Avec passion et rigueur, Emmanuelle Lallement décrit et analyse avec acuité la dynamique marchande ainsi que les situations qui “font” Barbès. Un document précieux. 

À l’heure où l’anthropologie investit les terrains contemporains et notamment les territoires urbains, l’ethnologue Emmanuelle Lallement nous offre, à travers cet essai, une visite dans l’infra-ordinaire du quartier Barbès. S’inscrivant dans les sillons tracés par Michèle de La Pradelle et ses travaux sur les marchés de Carpentras, l’auteure déconstruit le quartier Barbès à travers l’étude de l’une de ses principales dimensions, la dynamique marchande. À l’aide d’une description fine des situations et d’une analyse pertinente des actes et des relations sociales, l’auteure révèle cette urbanité qui prend forme dans l’association du commerce et du multiculturalisme.

 

 

Qu’est-ce que Barbès ?

Comment décrire et analyser ce quartier, devenu mythique et dans lequel tellement de gens différents aiment à se retrouver ? Guidée par l’interrogation, "qu’est ce qui fait Barbès ?", l’auteure cherche à travers cet exercice de description, à dégager "les processus concrets et symboliques de production des situations sociales, saisies in situ ", et finalement à comprendre comment se produit Barbès comme "situation sociale particulière dans la ville. Comme l’auteure le précise, elle a tenté tout d’abord, à travers ses balades récurrentes de "circonscrire un espace", ce à quoi s’est ajouté l’ambition "de comparer telle rue avec telle autre, de dégager la spécifcité de tel type d’activité commerciale par rapport à tel autre, de découvrir des sous-ensembles dans un ensemble."

Les différents entretiens réalisés révèlent qu’à l’encontre de nombreux quartiers qui réfèrent à un mode d’habiter collectif, Barbès ne se saisit pas comme une unité mais comme une pluralité de modes de vie, de perceptions et de sentiments d’appartenance. N’étant pas refermé sur lui même, aucune délimitation spatiale claire du quartier ne semble prédominer, ce qui a incité l’auteur à explorer d’autres dimensions telles que l’histoire ; "si Barbès ne semblait pas alors pouvoir faire l’objet d’une délimitation physique précise, ni de façon administrative, ni dans les discours, l’histoire, quant à elle, faisait-elle état d’un quartier nommé "Barbès" ? Avait-il au moins une identité créée à partir d’une histoire locale qui serait connue de tous ? Or ni dans la littérature ni dans les document d’archives, Barbès n’apparaît pas en tant qu’unité de quartier, "si Barbès est le grand absent de l’histoire des quartiers parisiens, Montmartre en est en effet le grand vainqueur."

L’explication se trouve notamment dans le fait que "Barbès n’est pas un territoire de vie, ni d’appartenance mais un territoire d’actions." Barbès apparaîtrait même  comme une figure opposée à celle du quartier-village.
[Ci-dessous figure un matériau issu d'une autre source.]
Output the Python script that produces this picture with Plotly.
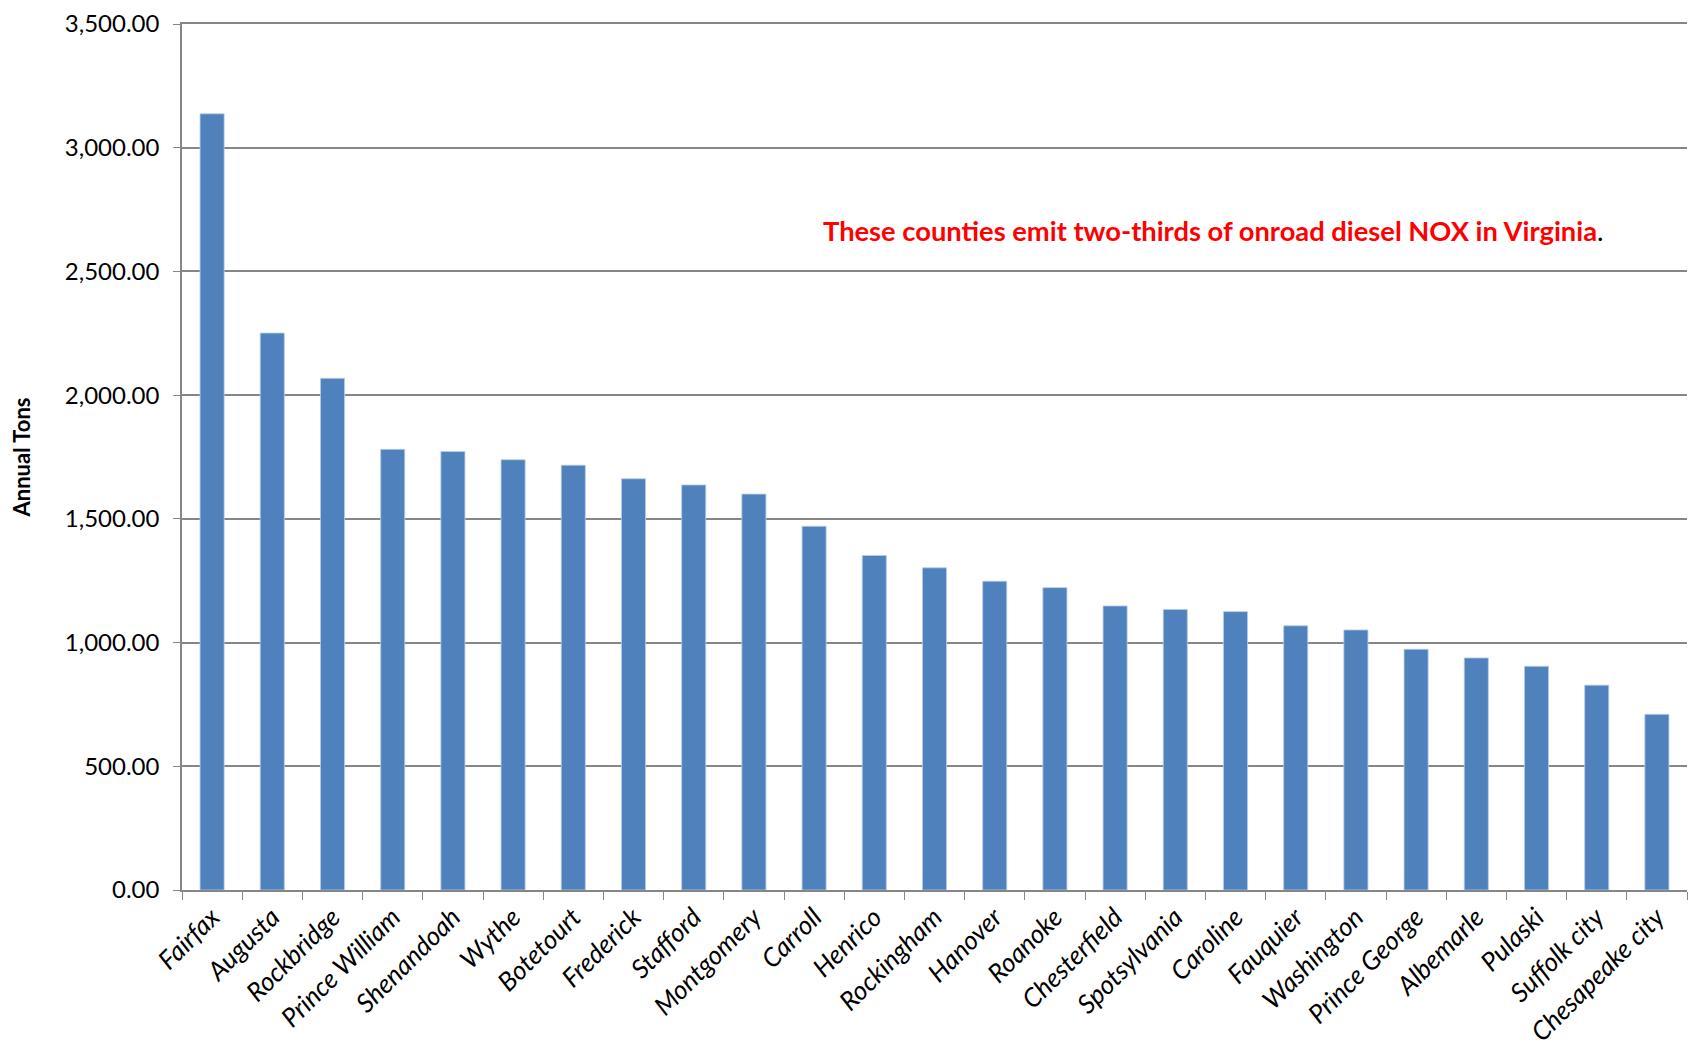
import plotly.graph_objects as go

counties = ["Fairfax", "Augusta", "Rockbridge", "Prince William", "Shenandoah", "Wythe",
            "Botetourt", "Frederick", "Stafford", "Montgomery", "Carroll", "Henrico",
            "Rockingham", "Hanover", "Roanoke", "Chesterfield", "Spotsylvania", "Caroline",
            "Fauquier", "Washington", "Prince George", "Albemarle", "Pulaski",
            "Suffolk city", "Chesapeake city"]
annual_tons = [3137, 2251, 2068, 1781, 1772, 1739, 1717, 1662, 1637, 1600, 1470, 1352,
               1302, 1248, 1222, 1148, 1134, 1125, 1068, 1051, 973, 938, 904, 828, 710]
y_ticks = [0, 500, 1000, 1500, 2000, 2500, 3000, 3500]

FONT = "Lato"

fig = go.Figure()
fig.add_trace(go.Bar(
    x=counties, y=annual_tons, width=0.4,
    marker=dict(color="#4F81BD", line=dict(color="#B9CDE5", width=0.8)),
))

fig.update_layout(
    width=1696, height=1048,
    margin=dict(l=174, r=17, t=16, b=166),
    paper_bgcolor="white", plot_bgcolor="white",
    showlegend=False,
    font=dict(family=FONT, size=24, color="black"),
    xaxis=dict(
        type="category",
        automargin=False,
        tickangle=-45,
        tickfont=dict(family=FONT, size=26, style="italic"),
        ticks="outside", tickson="boundaries", ticklen=8, tickcolor="#868686",
        showline=True, linecolor="#868686", linewidth=1.5, mirror=True,
        showgrid=False,
        range=[-0.5, len(counties) - 0.5],
    ),
    yaxis=dict(
        automargin=False,
        range=[0, 3500],
        tickvals=y_ticks,
        tickformat=",.2f",
        ticks="outside", ticklen=7, tickcolor="#868686",
        ticklabelstandoff=9,
        ticklabeloverflow="allow",
        showline=True, linecolor="#868686", linewidth=1.5,
        showgrid=True, gridcolor="#868686", gridwidth=1.5,
        zeroline=False,
        title=dict(text="<b>Annual Tons</b>", font=dict(family=FONT, size=22), standoff=36),
    ),
)

fig.add_annotation(
    xref="paper", yref="y", x=0.685, y=2666,
    text="<b><span style='color:#FF0000'>These counties emit two-thirds of onroad diesel NOX in Virginia</span></b>.",
    showarrow=False, font=dict(family=FONT, size=27.3, color="black"),
    xanchor="center", yanchor="middle",
)

fig.write_html("out.html")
À Barbès, "les relations se font le plus souvent entre inconnus et dans un relatif anonymat. De même, la sociabilité y est fugace et se limite bien souvent au temps de la transaction marchande." Ainsi, la marchandise, qu’elle soit vendue, achetée ou simplement observée, constitue le point commun à de nombreux visiteurs extérieurs à Barbès. 

 

La marchandise comme attraction 

Sans être un marché dans son acception classique, il est évident que la marchandise joue un rôle important dans le fonctionnement du quartier. Barbès fonctionne en effet sur différentes logiques du marché et "l’observateur voit bien qu’ici il s’agit par tous les moyens de "faire marché". Si l’échange constitue une caractéristique fondamentale des logiques marchandes, cet échange ne peut être pensé à Barbès sans les objets. Ceux-ci font totalement partie de l’ambiance de Barbès, et c’est une des raisons pour laquelle l’auteure s’intéresse à la "la manière dont, dans la situation marchande que constitue Barbès, les vendeurs disposent et vendent les objets, aux effets que provoque ce dispositif et la dynamique relationnelle qu’il favorise." Avec finesse, Emmauelle Lallement décrit alors les vitrines ainsi que l’étalement des stocks sur les trottoirs et tente d’expliquer les stratégies de présentation des objets : "ici ce n’est pas un travail de sélection des objets qui prévaut mais bien un travail d’accumulation." La présentation en vrac, les prix écrits à la main sur les étiquettes, tout cela participerait également de l’apparence douteuse et informelle des objets, "c'est à se demander si un des principes de séduction des objets de Barbès ne consiste pas à jouer, voire à surjouer, l’origine douteuse."

 

Au royaume du multicuturalisme

Tati parsème évidemment l’ensemble du texte comme symbole du multiculturalisme présent à Barbès. Si "les magasins Tati attirent une foule aussi cosmopolite, mettant en présence des individus qui, ailleurs dans la ville, ne se seraient pas rencontrés, c’est qu’ils ont en commun le fait même d’acheter à bas prix, et au-delà de leurs différences sociales et culturelles, de vivre ce type d’expérience sociale." Ce multiculturalisme souvent associé à Barbès, serait totalement intégré à la dynamique marchande du quartier et participerait même de sa particularité. Si chaque client est traité de la même manière, les différences culturelles ne sont pas pour autant annihilées, elles deviennent au contraire une des dimensions de l’échange marchand. L’auteure montre alors que les relations qui dirigent l’échange entre marchands et clients, sont souvent basées sur des stéréotypes culturels. Le "registre communicationnel à l’oeuvre à Barbès semble faire de la différence une des cartes à jouer pour bâtir une sociabilité marchande efficace (...) l’échange marchand, en ce qu’il pose les partenaires dans une égalité active et formelle, ouvre un champ de relations où les signes distinctifs, et notamment ethniques, sont manipulés de sorte qu’ils deviennent le lot commun à tous, un fond commun aisément partageable et modulable à l’envi. C’est la forme sociale que prend ici l’échange marchand." À Barbès, "c’est précisément la popularisation de la différence qui est le fonds de commerce et forme l’espace social que l’on désigne sous ce nom. Et parce que chacun y trouve de son identité, chacun accepte d’être traité de façon équivalente mais également, parce que chacun y est traité de la même manière, chacun peut y affirmer une identité." Basé sur le multiculturalisme, les relations marchandes constituent donc à Barbès une expérience urbaine  qui donne sa particularité au quartier. 

 

Barbès, un concentré de métropole ?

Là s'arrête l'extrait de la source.